(Bloomberg) -- Austria approved a 2 billion euro ($2 billion) loan for Vienna’s municipal utility after spiking energy prices forced the company to provide more collateral to keep the lights on in the capital.

Wien Energie GmbH, the city-owned utility serving 2 million people, will get access to the credit facility as Austrian authorities probe the trades leading to its cash crunch, Finance Minister Magnus Brunner said at a briefing on Wednesday. The loan is on the low end of potential financing needs, which swelled to as high as $6 billion before European benchmark power prices slumped earlier this week. 

“We have taken the first step toward securing supply for all Wien Energie customers,” Vienna finance chief Peter Hanke said in a statement. “At the moment, however, tapping the facility isn’t necessary.”

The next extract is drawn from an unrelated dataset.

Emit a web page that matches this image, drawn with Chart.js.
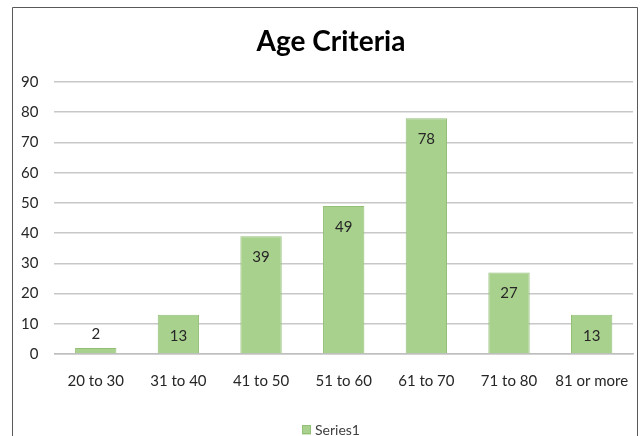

Russia’s squeeze on gas deliveries to Europe is increasing the collateral needed by the region’s utilities to cover margin calls. Citigroup Inc. estimates that more than an additional 100 billion euros of collateral has been required. The region’s biggest power exchange has called for more government support as the billions of euros put up as collateral sap liquidity and make prices even more volatile.

Benchmark power prices in neighboring Germany spiked above 1,000 euros on Monday, before falling back on European Union pledges to intervene in the market. They traded at 600 euros as of 12:44 p.m. in Berlin, compared with about 120 euros at the start of the year.

Austrian regulators at E-Control have been ordered to assess whether any other utilities could also face liquidity constraints in the months ahead, according to Energy Minister Leonore Gewessler. While no other companies have currently declared a need, the government is still assessing whether a broader credit facility may be required. 

Utilities trading in Vienna fell on the news. State-controlled Verbund AG, the hydropower giant that is Austria’s most valuable company, fell as much as 2.6%. Lower Austria’s provincial utility EVN AG, whose second-biggest shareholder is Wien Energie, dropped as much as 2.9%. 

Wien Energie’s can draw on its new credit facility within two hours. The loan runs through the first quarter of 2023.